**Problem**
Reproduce the listing word for word, leaving every picture behind.

Source records:
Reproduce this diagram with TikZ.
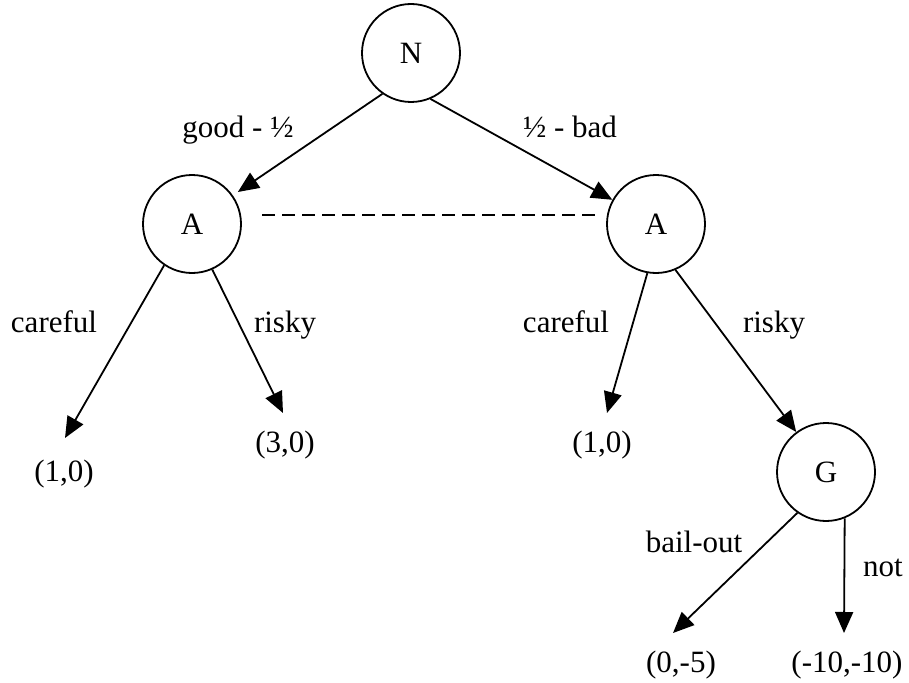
\documentclass[tikz,border=0pt]{standalone}
\usepackage{fontspec}
\setmainfont{Liberation Serif}
\usetikzlibrary{arrows.meta}
\begin{document}
\begin{tikzpicture}[x=1pt,y=-1pt,
  every node/.style={font=\fontsize{31}{36}\selectfont},
  player/.style={draw,circle,line width=1.8pt,minimum size=98pt,inner sep=0pt},
  lbl/.style={anchor=base,inner sep=0pt},
  edge/.style={line width=1.8pt,-{Triangle[length=21pt,width=18pt]}},
  infoset/.style={line width=2.2pt,dash pattern=on 13pt off 7pt}]
\useasboundingbox (0,0) rectangle (909,682);
% decision nodes
\node[player] (N)  at (411,53)  {N};
\node[player] (A1) at (192,224) {A};
\node[player] (A2) at (656,224) {A};
\node[player] (G)  at (826,472) {G};
% arrow ends
\coordinate (t1) at (65,438);
\coordinate (t2) at (283,413);
\coordinate (t3) at (607,413);
\coordinate (t4) at (673,633);
\coordinate (t5) at (844,633);
% connectors
\draw[edge,shorten >=6pt] (N.235) -- (A1.35);
\draw[edge] (N.-67) -- (A2);
\draw[edge] (A1.-124) -- (t1);
\draw[edge] (A1.-66) -- (t2);
\draw[edge] (A2.-100) -- (t3);
\draw[edge] (A2.-67) -- (G);
\draw[edge] (G.-125) -- (t4);
\draw[edge] (G.-68) -- (t5);
\draw[infoset,shorten <=21pt,shorten >=12pt] (A1.10) -- (A2.170);
% labels
\node[lbl] (l1) at (238,137) {good - ½};
\node[lbl] (l2) at (570,137) {½ - bad};
\node[lbl] (l3) at (54,332) {careful};
\node[lbl] (l4) at (285,332) {risky};
\node[lbl] (l5) at (566,332) {careful};
\node[lbl] (l6) at (774,332) {risky};
\node[lbl] (l7) at (694,552) {bail-out};
\node[lbl] (l8) at (883,576) {not};
% payoffs
\node[lbl] (p1) at (64,481) {(1,0)};
\node[lbl] (p2) at (285,452) {(3,0)};
\node[lbl] (p3) at (602,452) {(1,0)};
\node[lbl] (p4) at (681,672) {(0,-5)};
\node[lbl] (p5) at (847,672) {(-10,-10)};
\end{tikzpicture}
\end{document}
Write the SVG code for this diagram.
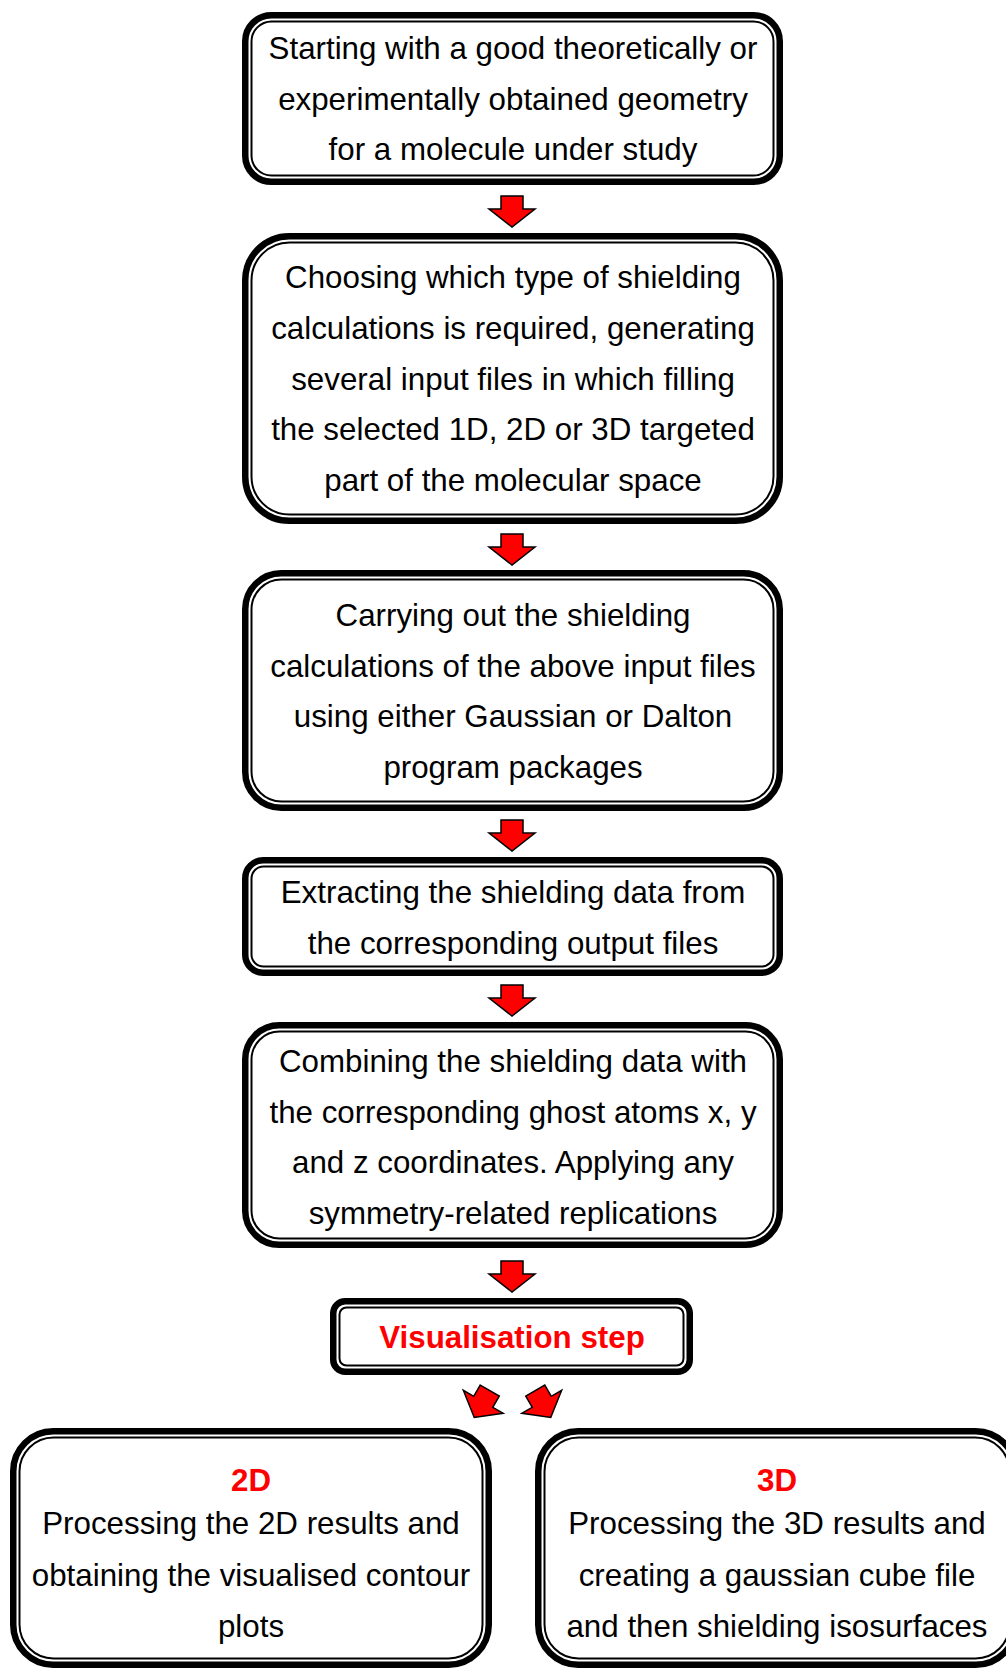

**Final result**
Reproduce this diagram with TikZ.
\documentclass[tikz,border=0pt]{standalone}
\usepackage{fontspec}
\setmainfont{Liberation Serif}
\usetikzlibrary{arrows.meta}
\begin{document}
\begin{tikzpicture}[x=1pt,y=-1pt,
  every node/.style={font=\fontsize{31}{36}\selectfont},
  player/.style={draw,circle,line width=1.8pt,minimum size=98pt,inner sep=0pt},
  lbl/.style={anchor=base,inner sep=0pt},
  edge/.style={line width=1.8pt,-{Triangle[length=21pt,width=18pt]}},
  infoset/.style={line width=2.2pt,dash pattern=on 13pt off 7pt}]
\useasboundingbox (0,0) rectangle (909,682);
% decision nodes
\node[player] (N)  at (411,53)  {N};
\node[player] (A1) at (192,224) {A};
\node[player] (A2) at (656,224) {A};
\node[player] (G)  at (826,472) {G};
% arrow ends
\coordinate (t1) at (65,438);
\coordinate (t2) at (283,413);
\coordinate (t3) at (607,413);
\coordinate (t4) at (673,633);
\coordinate (t5) at (844,633);
% connectors
\draw[edge,shorten >=6pt] (N.235) -- (A1.35);
\draw[edge] (N.-67) -- (A2);
\draw[edge] (A1.-124) -- (t1);
\draw[edge] (A1.-66) -- (t2);
\draw[edge] (A2.-100) -- (t3);
\draw[edge] (A2.-67) -- (G);
\draw[edge] (G.-125) -- (t4);
\draw[edge] (G.-68) -- (t5);
\draw[infoset,shorten <=21pt,shorten >=12pt] (A1.10) -- (A2.170);
% labels
\node[lbl] (l1) at (238,137) {good - ½};
\node[lbl] (l2) at (570,137) {½ - bad};
\node[lbl] (l3) at (54,332) {careful};
\node[lbl] (l4) at (285,332) {risky};
\node[lbl] (l5) at (566,332) {careful};
\node[lbl] (l6) at (774,332) {risky};
\node[lbl] (l7) at (694,552) {bail-out};
\node[lbl] (l8) at (883,576) {not};
% payoffs
\node[lbl] (p1) at (64,481) {(1,0)};
\node[lbl] (p2) at (285,452) {(3,0)};
\node[lbl] (p3) at (602,452) {(1,0)};
\node[lbl] (p4) at (681,672) {(0,-5)};
\node[lbl] (p5) at (847,672) {(-10,-10)};
\end{tikzpicture}
\end{document}
Write the SVG code for this diagram.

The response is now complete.